Wednesday, October 31, 2007

Dr. James Watson to me, May 2004: 'They say I'm a killer'

In light of Dr. James Watson's recent fall from grace and the revelation that Senators Hillary Clinton and Chuck Schumer requested $900,000 in taxpayer funds for his lab, it seems like a good time to republish the story of my run-in with the DNA pioneer.

The following post originally appeared May 13, 2004:

Last night, at a formal event at New York City's elegant Hotel Pierre, I was introduced to Nobel laureate Dr. James D. Watson, who, along with Dr. Francis Crick, discovered the double-helix structure of the DNA molecule.

I was introduced to the gaunt, aged legend by another scientist, who proceeded to tell Watson about his biomedicals company, which funded work in the genetics field.

Watson interrupted him: "Is your company geared towards research or service?"

The scientist paused for a second, taking in the unusual question. "Research," he answered.

"That's the problem with these companies today!" the Nobel laureate erupted. "Everyone's doing research in genetics and nobody's doing service. Because it's too controversial"—he sneered—"to help mothers so that they can give birth to healthy babies."

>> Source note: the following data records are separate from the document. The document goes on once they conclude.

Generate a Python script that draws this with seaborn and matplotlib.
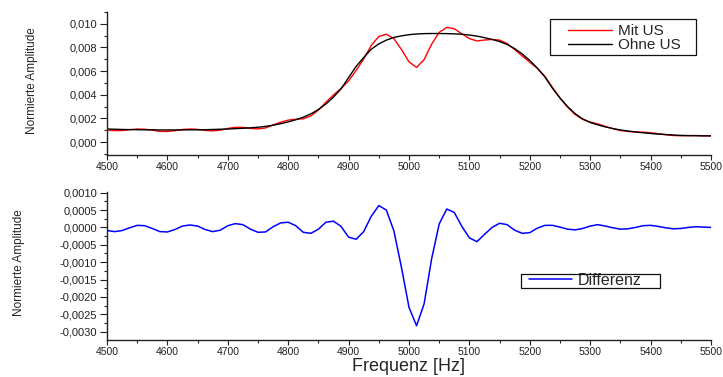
import numpy as np
import pandas as pd
import matplotlib
matplotlib.use("Agg")
import matplotlib.pyplot as plt
from matplotlib.ticker import MultipleLocator, FuncFormatter
from matplotlib.patches import Rectangle
import seaborn as sns

# ---------------- data ----------------
freq = np.arange(4500, 5500.1, 12.5)  # sampling grid in Hz

ohne_us = [1.10, 1.08, 1.06, 1.05, 1.04, 1.03, 1.03, 1.02, 1.02, 1.02,
           1.02, 1.03, 1.03, 1.04, 1.06, 1.08, 1.10, 1.13, 1.16, 1.20,
           1.25, 1.32, 1.42, 1.55, 1.70, 1.88, 2.10, 2.38, 2.75, 3.22,
           3.80, 4.50, 5.45, 6.40, 7.15, 7.85, 8.30, 8.62, 8.85, 8.98,
           9.08, 9.14, 9.17, 9.18, 9.18, 9.17, 9.15, 9.12, 9.05, 8.96,
           8.83, 8.68, 8.50, 8.25, 7.90, 7.45, 6.90, 6.25, 5.50, 4.55,
           3.72, 3.00, 2.40, 1.95, 1.65, 1.45, 1.28, 1.14, 1.02, 0.93,
           0.85, 0.78, 0.72, 0.67, 0.63, 0.59, 0.56, 0.54, 0.53, 0.52,
           0.52]  # x 1e-3

mit_us = [1.01, 0.96, 0.97, 1.04, 1.10, 1.08, 1.00, 0.90, 0.89, 0.96,
          1.06, 1.10, 1.07, 0.98, 0.94, 1.00, 1.15, 1.24, 1.24, 1.15,
          1.11, 1.19, 1.44, 1.68, 1.85, 1.93, 1.96, 2.21, 2.70, 3.37,
          3.98, 4.53, 5.17, 6.06, 7.03, 8.17, 8.93, 9.12, 8.75, 7.83,
          6.78, 6.31, 6.97, 8.28, 9.28, 9.70, 9.58, 9.15, 8.75, 8.55,
          8.63, 8.68, 8.62, 8.33, 7.82, 7.28, 6.75, 6.23, 5.56, 4.61,
          3.73, 2.95, 2.33, 1.92, 1.69, 1.53, 1.32, 1.13, 0.97, 0.89,
          0.85, 0.83, 0.78, 0.70, 0.62, 0.55, 0.53, 0.54, 0.55, 0.53,
          0.52]  # x 1e-3

differenz = [-0.9, -1.2, -0.9, -0.1, 0.6, 0.5, -0.3, -1.2, -1.3, -0.6,
             0.4, 0.7, 0.4, -0.6, -1.2, -0.8, 0.5, 1.1, 0.8, -0.5,
             -1.4, -1.3, 0.2, 1.3, 1.5, 0.5, -1.4, -1.7, -0.5, 1.5,
             1.8, 0.3, -2.8, -3.4, -1.2, 3.2, 6.3, 5.0, -1.0, -11.5,
             -23.0, -28.3, -22.0, -9.0, 1.0, 5.3, 4.3, 0.3, -3.0, -4.1,
             -2.0, 0.0, 1.2, 0.8, -0.8, -1.7, -1.5, -0.2, 0.6, 0.6,
             0.1, -0.5, -0.7, -0.3, 0.4, 0.8, 0.4, -0.1, -0.5, -0.4,
             0.0, 0.5, 0.6, 0.3, -0.1, -0.4, -0.3, 0.0, 0.2, 0.1,
             0.0]  # x 1e-4

x_ticks = [4500, 4600, 4700, 4800, 4900, 5000, 5100, 5200, 5300, 5400, 5500]
labels_top = ["Mit US", "Ohne US"]
label_bottom = "Differenz"
xlabel = "Frequenz [Hz]"
ylabel = "Normierte Amplitude"

df_top = pd.DataFrame({
    "f": np.concatenate([freq, freq]),
    "a": np.concatenate([np.array(mit_us) * 1e-3, np.array(ohne_us) * 1e-3]),
    "s": [labels_top[0]] * len(freq) + [labels_top[1]] * len(freq),
})
df_bot = pd.DataFrame({"f": freq, "a": np.array(differenz) * 1e-4,
                       "s": [label_bottom] * len(freq)})

# ---------------- style ----------------
sns.set_style("ticks")
plt.rcParams["font.family"] = ["Liberation Sans", "DejaVu Sans"]
plt.rcParams["axes.linewidth"] = 1.0
plt.rcParams["xtick.direction"] = "out"
plt.rcParams["ytick.direction"] = "out"

W, H = 723, 377
fig = plt.figure(figsize=(W / 100, H / 100), dpi=100)
fig.patch.set_facecolor("white")

def px_axes(l, t, r, b):
    return fig.add_axes([l / W, 1 - b / H, (r - l) / W, (b - t) / H])

def px_rect(l, t, r, b):
    fig.patches.append(Rectangle((l / W, 1 - b / H), (r - l) / W, (b - t) / H,
                                 transform=fig.transFigure, fill=False,
                                 edgecolor="#111111", linewidth=0.9, zorder=5))

ax1 = px_axes(107, 12, 711, 155)
ax2 = px_axes(107, 192, 711, 340)

sns.lineplot(data=df_top, x="f", y="a", hue="s",
             palette={labels_top[0]: "#ff0000", labels_top[1]: "#000000"},
             linewidth=1.0, ax=ax1)
sns.lineplot(data=df_bot, x="f", y="a", hue="s",
             palette={label_bottom: "#0000ff"}, linewidth=1.1, ax=ax2)

def fmt(dec):
    def f(v, pos):
        if abs(v) < 1e-12:
            v = 0.0
        return f"{v:.{dec}f}".replace(".", ",")
    return FuncFormatter(f)

for ax in (ax1, ax2):
    ax.set_xlim(4500, 5500)
    ax.set_xticks(x_ticks)
    ax.xaxis.set_minor_locator(MultipleLocator(50))
    ax.spines["top"].set_visible(False)
    ax.spines["right"].set_visible(False)
    for s in ("left", "bottom"):
        ax.spines[s].set_color("#222222")
    ax.tick_params(axis="x", which="major", length=3.5, width=0.8, pad=1.5,
                   labelsize=7.5, colors="#222222")
    ax.tick_params(axis="x", which="minor", length=2, width=0.8)
    ax.tick_params(axis="y", which="major", length=5, width=0.8, pad=2,
                   labelsize=8, colors="#222222")
    ax.tick_params(axis="y", which="minor", length=2.5, width=0.8)
    ax.set_xlabel("")
    ax.set_ylabel(ylabel, fontsize=8.5)

ax1.set_ylim(-0.0011, 0.011)
ax1.set_yticks([0.000, 0.002, 0.004, 0.006, 0.008, 0.010])
ax1.yaxis.set_minor_locator(MultipleLocator(0.001))
ax1.yaxis.set_major_formatter(fmt(3))
ax1.yaxis.set_label_coords(-0.114, 0.52)

ax2.set_ylim(-0.00324, 0.00102)
ax2.set_yticks(np.arange(-0.0030, 0.00101, 0.0005))
ax2.yaxis.set_minor_locator(MultipleLocator(0.00025))
ax2.yaxis.set_major_formatter(fmt(4))
ax2.yaxis.set_label_coords(-0.135, 0.52)
ax2.set_xlabel(xlabel, fontsize=13, labelpad=1)

# legends: frameless legend content + rectangle frame
leg1 = ax1.legend(loc="upper left", bbox_to_anchor=(568 / W, 1 - 24 / H),
                  bbox_transform=fig.transFigure, fontsize=11,
                  frameon=False, handlelength=2.85, handletextpad=0.4,
                  labelspacing=0.0, borderpad=0, borderaxespad=0)
px_rect(550, 19, 696, 55)

leg2 = ax2.legend(loc="upper left", bbox_to_anchor=(529 / W, 1 - 273 / H),
                  bbox_transform=fig.transFigure, fontsize=11.5,
                  frameon=False, handlelength=2.7, handletextpad=0.35,
                  borderpad=0, borderaxespad=0)
px_rect(521, 274, 660, 288)

fig.savefig("out.png", dpi=100, facecolor="white")
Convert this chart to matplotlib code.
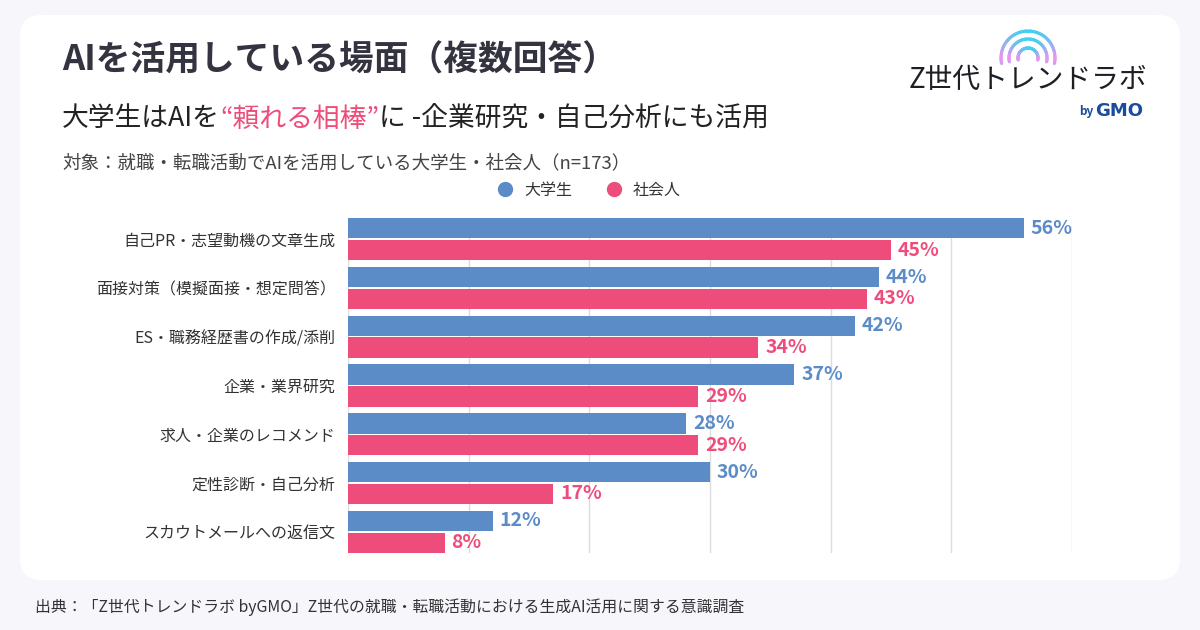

My mouth was open wide enough for flies to come in. I was taken aback at the sheer rudeness of the outburst—to see an esteemed scientist speak to an admiring colleague that way. Even worse, I couldn't believe the swiftness with which Watson almost immediately turned the conversation toward his obsession. And I was kicking myself for having forgotten what that obsession was, after reading about it when it hit the newswires nearly a year ago.

Still, if you read a seemingly sensationalistic story on the Web site of an advocacy organization*, you tend to take it with a grain of salt. Call me naive, but I couldn't have conceived the depth of Watson's conviction about the extinguishing of "undesirables" if I hadn't heard it from the legend himself and—I'm very sad to say—seen the expression on his face. I'm afraid it is no coincidence that Watson's institute is based at the same Cold Spring Harbor laboratory where Charles Davenport conducted his sickening, Carnegie-funded eugenics experiments.

"They say I'm a killer," Watson went on, his tired eyes taking on fire. "It's those right-to-lifers."

"They say I'm a killer," he repeated, "and everyone's afraid of offending them." He was still looking at the other scientist. The scientist, whom I know didn't share his views, maintained an attentive silence—partly, I believe, out of gentlemanly respect, and partly out of not wanting to put gasoline on a fire.

But I had nothing to lose. So I took a deep breath, adjusted my jaw so it was back in line with my upper lip, and said, in the gentlest voice I could muster, "I'd love to know more about why you feel that way, as I'm a right-to-lifer myself."

Watson looked me in the eye and told me he was qualified to advocate in favor of mothers choosing to abort "unhealthy" children because he wished he could have aborted his own son, who is mentally handicapped.

He went on, unprodded, to say that he was an "unbeliever," so he was sure he would have had no moral qualms about killing his own child.

It was the same horrible sentiment he expressed to the Australian paper The Age last year:

Declaring "I'm not a sadist", the man who co-discovered DNA said that parents, especially mothers, should have a right of genetic veto over the make-up of their child.

"Any time you can prevent a seriously sick child from being born, it is good for everyone," Dr Watson told The Sunday Age. "Most mothers wouldn't want to have dwarfs."....

He says he has never seen a soul in a test tube.
There was no way that I could argue with him—it wasn't the time or place, and I don't believe I could have swayed him. But I'm sure he could see the emotions on my face—the desire to be respectful, mingled with stifled horror and pity.

I could only wonder what would make someone whose work had brought so much healing decide that the best way to prevent sickness is to kill people.

TRACKBACKS (May 2004):

*This link, which has gone dead since I wrote the original blog entry, led to an article on an ultraconservative Web site accusing Watson of being a eugenicist.